• _Stated exercise_
Pull every line of the entries that has the word "diagram".

• _Extracted entries_
::::

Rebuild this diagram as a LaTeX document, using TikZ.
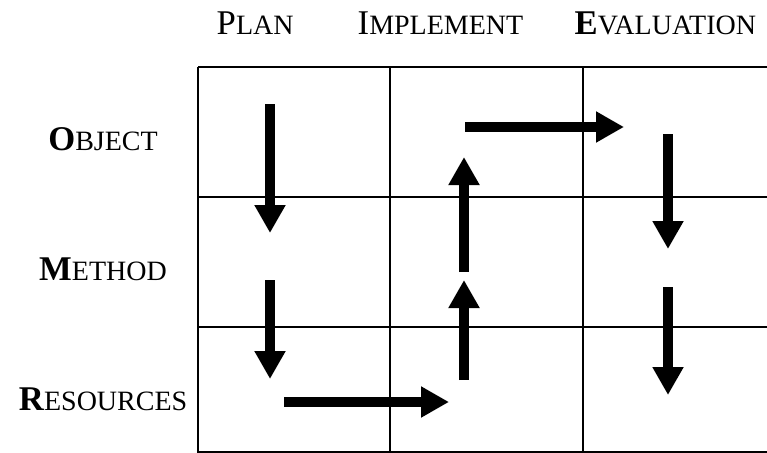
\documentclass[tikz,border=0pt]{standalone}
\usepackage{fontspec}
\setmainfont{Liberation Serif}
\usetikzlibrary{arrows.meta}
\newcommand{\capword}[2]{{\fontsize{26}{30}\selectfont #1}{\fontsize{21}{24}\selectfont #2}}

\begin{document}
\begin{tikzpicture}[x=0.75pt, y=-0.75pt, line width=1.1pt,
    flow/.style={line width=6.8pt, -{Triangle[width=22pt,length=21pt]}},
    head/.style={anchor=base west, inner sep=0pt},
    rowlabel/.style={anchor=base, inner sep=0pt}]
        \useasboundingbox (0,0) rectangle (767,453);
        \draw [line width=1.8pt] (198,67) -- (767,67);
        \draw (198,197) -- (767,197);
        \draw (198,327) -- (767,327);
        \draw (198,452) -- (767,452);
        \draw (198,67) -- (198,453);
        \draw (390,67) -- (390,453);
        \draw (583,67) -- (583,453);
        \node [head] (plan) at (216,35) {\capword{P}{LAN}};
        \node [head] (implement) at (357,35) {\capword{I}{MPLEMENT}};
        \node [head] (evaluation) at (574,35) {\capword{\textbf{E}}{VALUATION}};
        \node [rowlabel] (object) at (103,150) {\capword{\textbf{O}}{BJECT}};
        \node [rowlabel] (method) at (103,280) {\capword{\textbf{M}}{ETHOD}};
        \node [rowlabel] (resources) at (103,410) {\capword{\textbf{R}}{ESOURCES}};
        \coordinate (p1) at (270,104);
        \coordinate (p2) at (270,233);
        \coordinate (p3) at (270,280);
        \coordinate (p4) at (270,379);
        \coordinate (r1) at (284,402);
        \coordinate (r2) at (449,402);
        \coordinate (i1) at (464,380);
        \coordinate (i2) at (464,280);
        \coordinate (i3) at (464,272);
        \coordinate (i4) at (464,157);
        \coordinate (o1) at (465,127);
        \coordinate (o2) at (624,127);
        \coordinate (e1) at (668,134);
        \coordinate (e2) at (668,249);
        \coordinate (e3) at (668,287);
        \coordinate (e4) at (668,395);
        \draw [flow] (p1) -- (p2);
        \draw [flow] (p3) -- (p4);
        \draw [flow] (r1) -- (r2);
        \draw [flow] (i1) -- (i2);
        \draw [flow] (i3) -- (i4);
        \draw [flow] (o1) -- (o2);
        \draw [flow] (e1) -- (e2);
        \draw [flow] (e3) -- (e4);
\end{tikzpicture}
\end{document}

::::

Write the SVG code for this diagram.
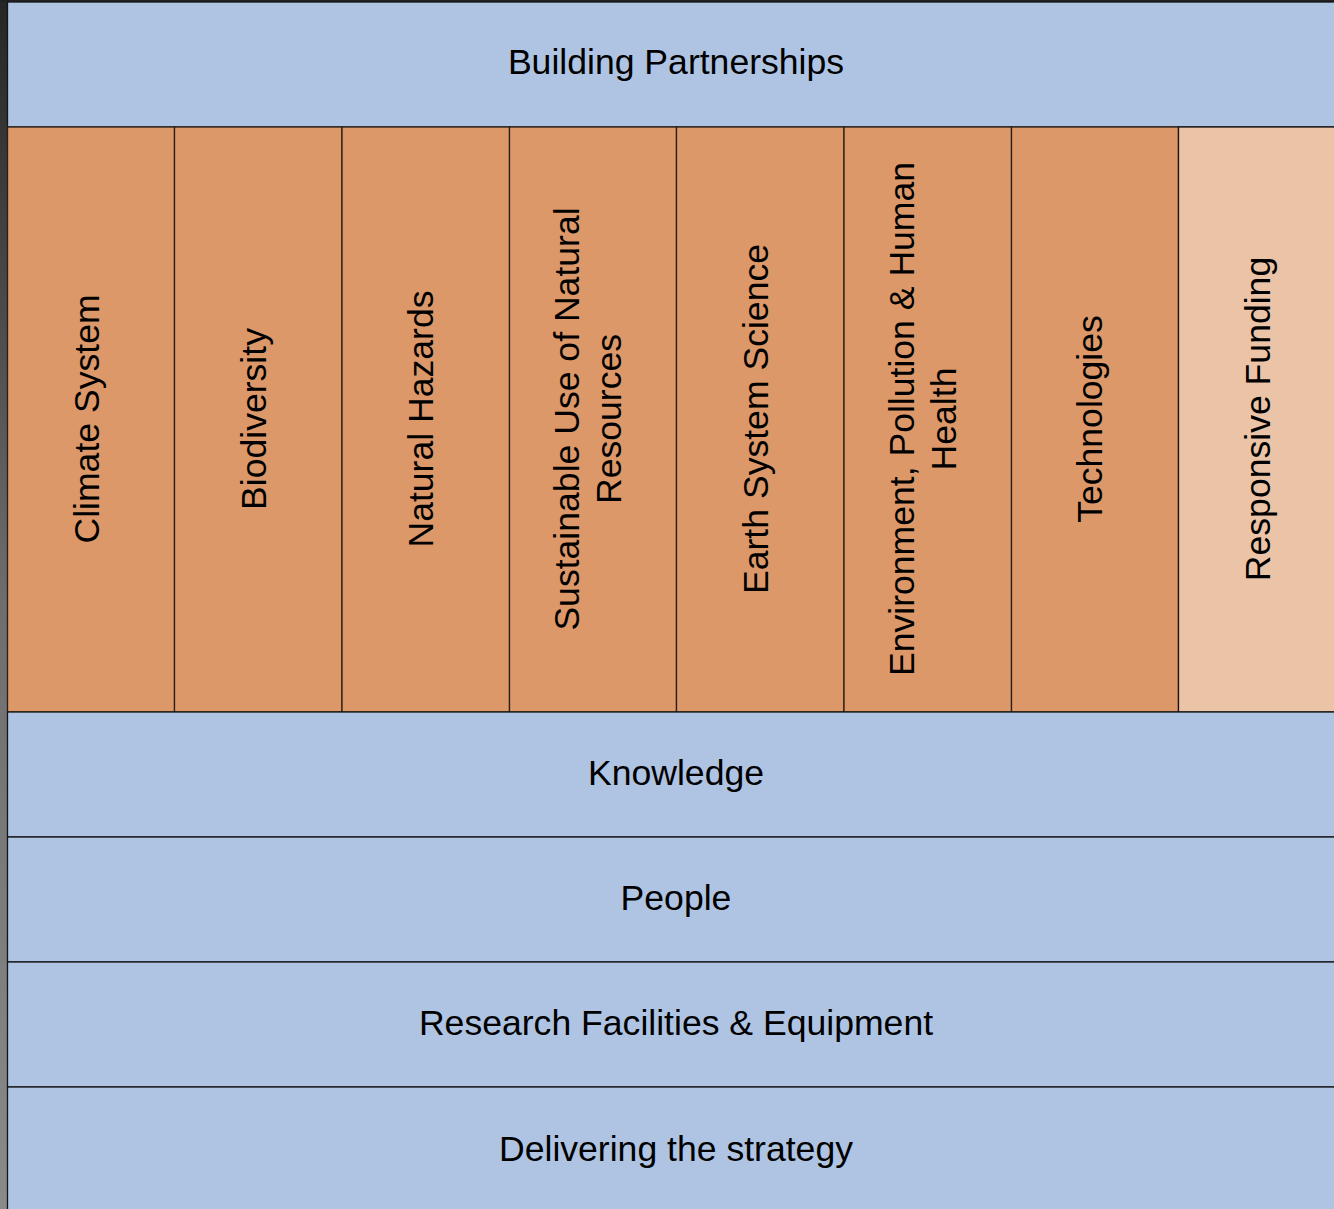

::::

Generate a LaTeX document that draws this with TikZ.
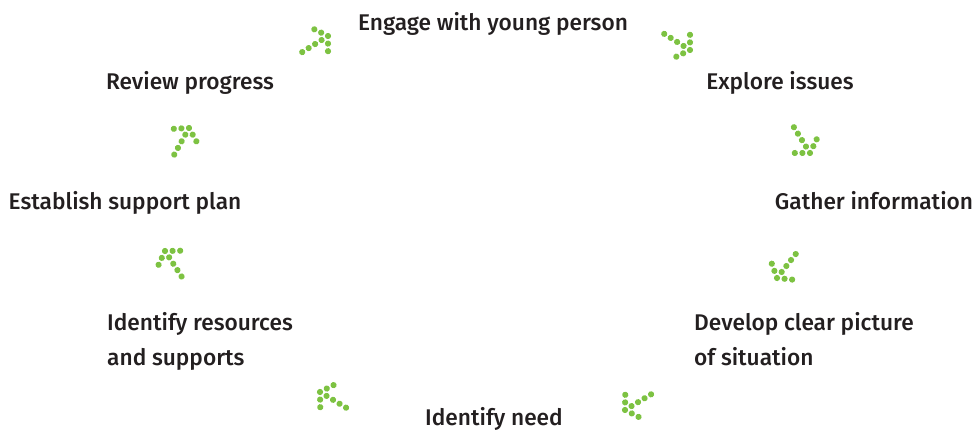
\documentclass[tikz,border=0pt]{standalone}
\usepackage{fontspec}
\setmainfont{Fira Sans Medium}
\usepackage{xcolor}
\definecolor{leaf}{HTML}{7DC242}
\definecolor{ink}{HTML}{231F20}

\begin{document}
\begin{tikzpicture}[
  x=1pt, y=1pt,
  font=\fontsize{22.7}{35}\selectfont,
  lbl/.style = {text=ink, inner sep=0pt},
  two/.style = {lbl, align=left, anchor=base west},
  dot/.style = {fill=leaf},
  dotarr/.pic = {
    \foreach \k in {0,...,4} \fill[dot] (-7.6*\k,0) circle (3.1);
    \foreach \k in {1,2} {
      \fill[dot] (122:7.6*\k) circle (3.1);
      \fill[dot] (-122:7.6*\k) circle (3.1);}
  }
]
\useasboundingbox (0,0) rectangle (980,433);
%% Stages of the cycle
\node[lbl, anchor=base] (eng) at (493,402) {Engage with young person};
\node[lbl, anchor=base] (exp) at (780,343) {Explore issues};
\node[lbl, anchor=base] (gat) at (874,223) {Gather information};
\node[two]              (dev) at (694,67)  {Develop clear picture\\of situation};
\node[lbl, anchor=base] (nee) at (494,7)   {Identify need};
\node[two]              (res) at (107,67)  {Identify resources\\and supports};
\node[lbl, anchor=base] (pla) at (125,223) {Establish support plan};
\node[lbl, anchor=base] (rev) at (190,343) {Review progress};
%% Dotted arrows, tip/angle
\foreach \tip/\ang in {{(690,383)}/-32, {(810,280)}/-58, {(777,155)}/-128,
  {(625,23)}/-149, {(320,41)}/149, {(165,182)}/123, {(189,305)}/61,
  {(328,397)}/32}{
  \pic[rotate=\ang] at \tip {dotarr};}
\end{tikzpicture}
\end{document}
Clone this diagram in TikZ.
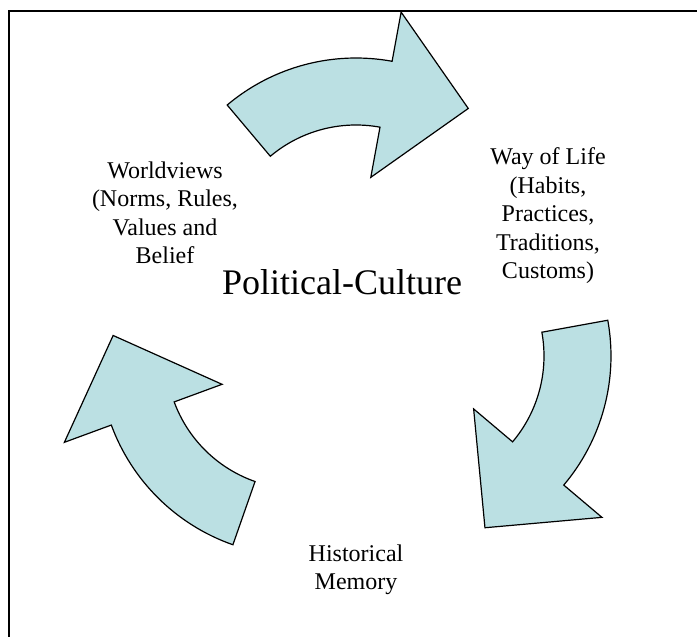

::::

• _Output of the task_
Rebuild this diagram as a LaTeX document, using TikZ.
Write the SVG code for this diagram.
Clone this diagram in TikZ.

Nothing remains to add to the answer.